La notable historia de estas abuelas es el centro de “A Flower Traveled in My Blood” (Una Flor Viajó en Mi Sangre), un libro reciente de la periodista Haley Cohen Gilliland. Ex corresponsal de The Economist en Buenos Aires, Gilliland observa el contraste entre una ciudad atractiva para el turismo, famosa por sus cafés y salones de tango, y su pasado de crímenes atroces.
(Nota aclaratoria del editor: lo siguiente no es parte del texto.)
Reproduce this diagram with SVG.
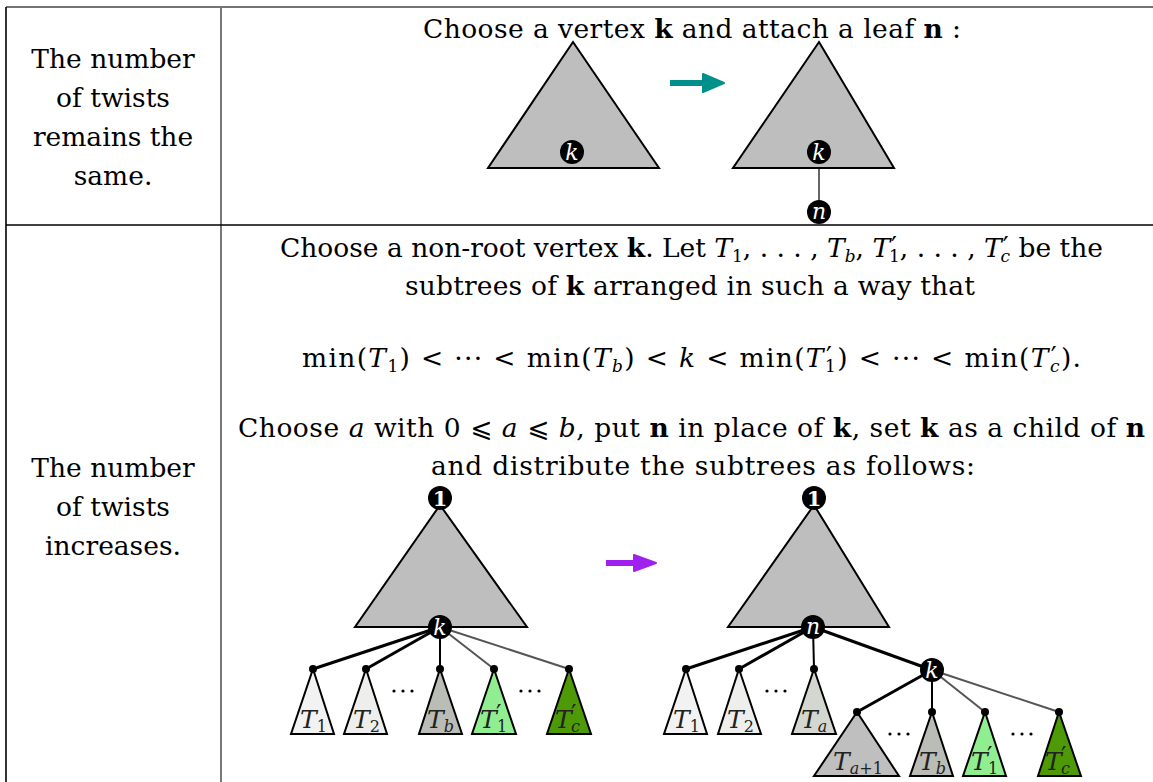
<svg xmlns="http://www.w3.org/2000/svg" width="1153" height="782" viewBox="0 0 1153 782">
<defs>
<style>
.t{font-family:"DejaVu Serif","DejaVu Sans",serif;font-size:26.5px;fill:#000}
.c{text-anchor:middle}
.i{font-style:italic}
.b{font-weight:bold}
.s{font-size:17px}
.p{font-size:26px}
.tri{stroke:#000;stroke-width:2;stroke-linejoin:miter}
.big{fill:#bebebe}
.node{fill:#000}
.nl{font-family:"DejaVu Serif",serif;font-size:22px;font-style:italic;fill:#fff;text-anchor:middle}
.one{font-family:"DejaVu Serif",serif;font-size:21px;font-weight:bold;fill:#fff;text-anchor:middle}
.lab{font-family:"DejaVu Serif",serif;font-size:25px;font-style:italic;fill:#222}
.ls{font-size:16px;font-style:normal}
.lsi{font-size:16px;font-style:italic}
.lp{font-size:24px;font-style:normal}
.e3{stroke:#000;stroke-width:3}
.e2{stroke:#000;stroke-width:2}
.eg{stroke:#555;stroke-width:2}
.dot{fill:#000}
</style>
</defs>

<g id="table">
<line x1="6" y1="7" x2="1153" y2="7" stroke="#444" stroke-width="1.6"/>
<line x1="6" y1="7" x2="6" y2="782" stroke="#000" stroke-width="1.6"/>
<line x1="221" y1="7" x2="221" y2="782" stroke="#777" stroke-width="2"/>
<line x1="6" y1="225" x2="1153" y2="225" stroke="#000" stroke-width="1.6"/>
</g>

<g id="row1-label">
<text class="t c" x="113" y="68">The number</text>
<text class="t c" x="113" y="107">of twists</text>
<text class="t c" x="113" y="146">remains the</text>
<text class="t c" x="113" y="185">same.</text>
</g>

<g id="row2-label">
<text class="t c" x="113" y="477">The number</text>
<text class="t c" x="113" y="516">of twists</text>
<text class="t c" x="113" y="555">increases.</text>
</g>

<g id="row1-text">
<text class="t" x="423" y="38" textLength="538">Choose a vertex <tspan class="b">k</tspan> and attach a leaf <tspan class="b">n</tspan> :</text>
</g>

<g id="row2-text">
<text class="t" x="280" y="257" textLength="823">Choose a non-root vertex <tspan class="b">k</tspan>. Let <tspan class="i">T</tspan><tspan class="s" dy="5">1</tspan><tspan dy="-5">, . . . , </tspan><tspan class="i">T</tspan><tspan class="s i" dy="5">b</tspan><tspan dy="-5">, </tspan><tspan class="i">T</tspan><tspan class="p" dx="1" dy="-2">′</tspan><tspan class="s" dx="-8" dy="7">1</tspan><tspan dy="-5">, . . . , </tspan><tspan class="i">T</tspan><tspan class="p" dx="1" dy="-2">′</tspan><tspan class="s i" dx="-8" dy="7">c</tspan><tspan dy="-5"> be the</tspan></text>
<text class="t" x="405" y="295" textLength="570">subtrees of <tspan class="b">k</tspan> arranged in such a way that</text>
<text class="t" x="302" y="367" textLength="779">min(<tspan class="i">T</tspan><tspan class="s" dy="5">1</tspan><tspan dy="-5">) &lt; ··· &lt; min(</tspan><tspan class="i">T</tspan><tspan class="s i" dy="5">b</tspan><tspan dy="-5">) &lt; </tspan><tspan class="i">k</tspan> &lt; min(<tspan class="i">T</tspan><tspan class="p" dx="1" dy="-2">′</tspan><tspan class="s" dx="-8" dy="7">1</tspan><tspan dy="-5">) &lt; ··· &lt; min(</tspan><tspan class="i">T</tspan><tspan class="p" dx="1" dy="-2">′</tspan><tspan class="s i" dx="-8" dy="7">c</tspan><tspan dy="-5">).</tspan></text>
<text class="t" x="238" y="437" textLength="907">Choose <tspan class="i">a</tspan> with 0 ⩽ <tspan class="i">a</tspan> ⩽ <tspan class="i">b</tspan>, put <tspan class="b">n</tspan> in place of <tspan class="b">k</tspan>, set <tspan class="b">k</tspan> as a child of <tspan class="b">n</tspan></text>
<text class="t" x="431" y="475" textLength="544">and distribute the subtrees as follows:</text>
</g>

<g id="arrows">
<g id="arrow-teal" fill="#00908c" stroke="#00908c">
<line x1="670" y1="83" x2="706" y2="83" stroke-width="6"/>
<polygon points="703,74 724,83 703,92" stroke-width="2" stroke-linejoin="round"/>
</g>
<g id="arrow-purple" fill="#a020f0" stroke="#a020f0">
<line x1="606" y1="563" x2="636" y2="563" stroke-width="6"/>
<polygon points="634,555 656,563 634,571" stroke-width="2" stroke-linejoin="round"/>
</g>
</g>

<g id="connectors">
<line x1="819" y1="152" x2="819" y2="212" stroke="#666" stroke-width="2"/>
<line class="e3" x1="440" y1="627" x2="313" y2="669"/>
<line class="e3" x1="440" y1="627" x2="366" y2="669"/>
<line class="e2" x1="440" y1="627" x2="440" y2="669"/>
<line class="eg" x1="440" y1="627" x2="494" y2="669"/>
<line class="eg" x1="440" y1="627" x2="569" y2="669"/>
<line class="e3" x1="813" y1="627" x2="686" y2="669"/>
<line class="e3" x1="813" y1="627" x2="739" y2="669"/>
<line class="e2" x1="813" y1="627" x2="814" y2="669"/>
<line class="e3" x1="813" y1="627" x2="932" y2="670"/>
<line class="e3" x1="932" y1="670" x2="857" y2="712"/>
<line class="e2" x1="932" y1="670" x2="932" y2="712"/>
<line class="eg" x1="932" y1="670" x2="985" y2="712"/>
<line class="eg" x1="932" y1="670" x2="1059" y2="712"/>
</g>

<g id="tree-top-left">
<polygon class="tri big" points="573,42 659,168 488,168"/>
<g id="node-k-top-left"><circle class="node" cx="572" cy="152" r="12"/><text class="nl" x="572" y="160">k</text></g>
</g>

<g id="tree-top-right">
<polygon class="tri big" points="819,42 894,168 733,168"/>
<g id="node-k-top-right"><circle class="node" cx="819" cy="152" r="12"/><text class="nl" x="819" y="160">k</text></g>
<g id="node-n-top-right"><circle class="node" cx="819" cy="212" r="12"/><text class="nl" x="819" y="219">n</text></g>
</g>

<g id="tree-bottom-left">
<polygon class="tri big" points="440,505 527,627 355,627"/>
<g id="node-1-left"><circle class="node" cx="440" cy="498" r="12"/><text class="one" x="440" y="506">1</text></g>
<g id="node-k-left"><circle class="node" cx="440" cy="627" r="12"/><text class="nl" x="440" y="635">k</text></g>
<g id="sub-T1-left"><polygon class="tri" fill="#f2f2f2" points="313,669 334,734 291,734"/><circle class="dot" cx="313" cy="669" r="4"/><text class="lab" x="300" y="728">T<tspan class="ls" dy="4">1</tspan></text></g>
<g id="sub-T2-left"><polygon class="tri" fill="#eeeeec" points="366,669 387,734 344,734"/><circle class="dot" cx="366" cy="669" r="4"/><text class="lab" x="353" y="728">T<tspan class="ls" dy="4">2</tspan></text></g>
<g id="sub-Tb-left"><polygon class="tri" fill="#babdb6" points="440,669 462,734 419,734"/><circle class="dot" cx="440" cy="669" r="4"/><text class="lab" x="427" y="728">T<tspan class="lsi" dy="4">b</tspan></text></g>
<g id="sub-T1p-left"><polygon class="tri" fill="#90ee90" points="494,669 516,734 472,734"/><circle class="dot" cx="494" cy="669" r="4"/><text class="lab" x="480" y="728">T</text><text class="lab lp" x="496" y="722">′</text><text class="lab ls" x="497" y="732">1</text></g>
<g id="sub-Tcp-left"><polygon class="tri" fill="#4e9a06" points="569,669 591,734 547,734"/><circle class="dot" cx="569" cy="669" r="4"/><text class="lab" x="555" y="728">T</text><text class="lab lp" x="571" y="722">′</text><text class="lab lsi" x="571" y="732">c</text></g>
<g id="ellipsis-left" class="dot"><circle cx="394" cy="691" r="1.6"/><circle cx="403" cy="691" r="1.6"/><circle cx="412" cy="691" r="1.6"/><circle cx="521" cy="691" r="1.6"/><circle cx="530" cy="691" r="1.6"/><circle cx="539" cy="691" r="1.6"/></g>
</g>

<g id="tree-bottom-right">
<polygon class="tri big" points="814,505 889,627 728,627"/>
<g id="node-1-right"><circle class="node" cx="814" cy="498" r="12"/><text class="one" x="814" y="506">1</text></g>
<g id="node-n-right"><circle class="node" cx="813" cy="627" r="12"/><text class="nl" x="813" y="634">n</text></g>
<g id="node-k-right"><circle class="node" cx="932" cy="670" r="12"/><text class="nl" x="932" y="678">k</text></g>
<g id="sub-T1-right"><polygon class="tri" fill="#f2f2f2" points="686,669 707,734 664,734"/><circle class="dot" cx="686" cy="669" r="4"/><text class="lab" x="673" y="728">T<tspan class="ls" dy="4">1</tspan></text></g>
<g id="sub-T2-right"><polygon class="tri" fill="#eeeeec" points="739,669 761,734 718,734"/><circle class="dot" cx="739" cy="669" r="4"/><text class="lab" x="727" y="728">T<tspan class="ls" dy="4">2</tspan></text></g>
<g id="sub-Ta-right"><polygon class="tri" fill="#d3d7cf" points="814,669 836,734 792,734"/><circle class="dot" cx="814" cy="669" r="4"/><text class="lab" x="801" y="728">T<tspan class="lsi" dy="4">a</tspan></text></g>
<g id="sub-Ta1-right"><polygon class="tri" fill="#bfbfbf" points="857,712 899,776 814,776"/><circle class="dot" cx="857" cy="712" r="4"/><text class="lab" x="833" y="770">T<tspan class="lsi" dy="4">a</tspan><tspan class="ls">+1</tspan></text></g>
<g id="sub-Tb-right"><polygon class="tri" fill="#babdb6" points="932,712 953,776 910,776"/><circle class="dot" cx="932" cy="712" r="4"/><text class="lab" x="919" y="770">T<tspan class="lsi" dy="4">b</tspan></text></g>
<g id="sub-T1p-right"><polygon class="tri" fill="#90ee90" points="985,712 1006,776 963,776"/><circle class="dot" cx="985" cy="712" r="4"/><text class="lab" x="971" y="770">T</text><text class="lab lp" x="987" y="764">′</text><text class="lab ls" x="988" y="774">1</text></g>
<g id="sub-Tcp-right"><polygon class="tri" fill="#4e9a06" points="1059,712 1081,776 1038,776"/><circle class="dot" cx="1059" cy="712" r="4"/><text class="lab" x="1045" y="770">T</text><text class="lab lp" x="1061" y="764">′</text><text class="lab lsi" x="1061" y="774">c</text></g>
<g id="ellipsis-right" class="dot"><circle cx="767" cy="691" r="1.6"/><circle cx="776" cy="691" r="1.6"/><circle cx="785" cy="691" r="1.6"/><circle cx="890" cy="734" r="1.6"/><circle cx="899" cy="734" r="1.6"/><circle cx="908" cy="734" r="1.6"/><circle cx="1013" cy="734" r="1.6"/><circle cx="1022" cy="734" r="1.6"/><circle cx="1031" cy="734" r="1.6"/></g>
</g>
</svg>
Sus primeros capítulos ofrecen un panorama claro y detallado de los factores que condujeron a la represión, entre ellos un sistema político dominado por el populista Juan Perón e interrumpido periódicamente por golpes militares. El caos económico y la violencia política —de militantes de izquierda y paramilitares de derecha— agravaron la crisis. Cuando la junta militar liderada por el “opaco, piadoso e inflexible” general Jorge Rafael Videla tomó el poder en marzo de 1976, eligió un nombre anodino: Proceso de Reorganización Nacional.
“La represión está dirigida contra una minoría que no consideramos argentina”, declaró Videla. “Terrorista no es solo el que pone bombas, sino también el que difunde ideas contrarias a nuestra civilización occidental y cristiana”.
Siguió una campaña persistente de terrorismo de Estado, que envió a miles a centros clandestinos de detención. Allí se practicaron torturas como golpizas, violaciones y descargas eléctricas con la picana, a veces sobre cuerpos mojados para aumentar el dolor. Solo en 1994, un ex capitán de la Marina confirmó los llamados “vuelos de la muerte”, admitiendo haber participado en “traslados aéreos” en los que se drogaba a los prisioneros, se los desnudaba y se los arrojaba al Atlántico Sur.

Una de las víctimas pudo haber sido Patricia Roisinblit, exintegrante de Montoneros, junto a su pareja José. El inicio brutal del terrorismo de Estado provocó que para 1978 los Montoneros estuvieran desarticulados. Patricia y José habían optado por una vida tranquila: abrieron una juguetería y formaron una familia. Cuando la pareja fue secuestrada en octubre de 1978, los secuestradores dejaron a su hija de 15 meses con los familiares de José. A Patricia y José los llevaron a una casa al oeste de Buenos Aires, donde él fue torturado y ella quedó vendada y atada a una silla. Patricia tenía ocho meses de embarazo.
El libro de Gilliland sigue principalmente la historia de Rosa, madre de Patricia, que se convirtió en figura clave de las Abuelas y buscó durante años saber el destino de su hija y del nieto que, según testigos, nació en cautiverio. Pero Gilliland amplía la mirada para incluir las historias desgarradoras de otras familias y explica con claridad los vaivenes políticos del país, así como el impacto que tuvo el avance de la identificación por ADN mitocondrial en las búsquedas.
Resulta difícil permanecer indiferente ante la búsqueda de las Abuelas: mujeres que perdieron a sus hijos por una violencia inimaginable y dedicaron el resto de su vida a ubicar a sus nietos robados. Gilliland expone también los dilemas surgidos al recuperar nietos, que tras años o incluso décadas habían llegado a querer a sus familias adoptivas. En palabras de uno de ellos en una audiencia: “Durante 22 años fueron mis padres y los quiero”.
Las Abuelas son, además, un recordatorio constante de un pasado terrible que muchos argentinos prefieren olvidar. El apéndice del libro incluye la lista de los 139 niños recuperados hasta ahora (algunos murieron durante el embarazo), así como otra lista —mucho más extensa— de los que siguen desaparecidos.
En la década posterior a la dictadura, la prensa conservadora solía calificar a las Abuelas de “arpías vengativas”, insistiendo en que para superar el trauma nacional “el país no debe quedarse en el pasado”. Recientemente, la vicepresidenta argentina, hija de un militar de los años 70, calificó a la líder de las Abuelas como una “figura siniestra”: “Porque detrás de ese rostro tan de abuela, en realidad ha justificado el terrorismo”.
“A Flower Traveled in My Blood” toma su título de un poema de Juan Gelman, poeta cuya nuera embarazada y su hijo fueron desaparecidos durante la dictadura. En 2000, Gelman halló por fin a su nieta. Ese mismo año, Rosa encontró a su nieto. Cuando Gilliland entrevistó a Rosa, entonces de 102 años, en 2021, Rosa dijo una frase que sirve como respuesta a las justificaciones revisionistas: “Siempre conté la historia tal cual fue. Nada más. La verdad, antes que todo”.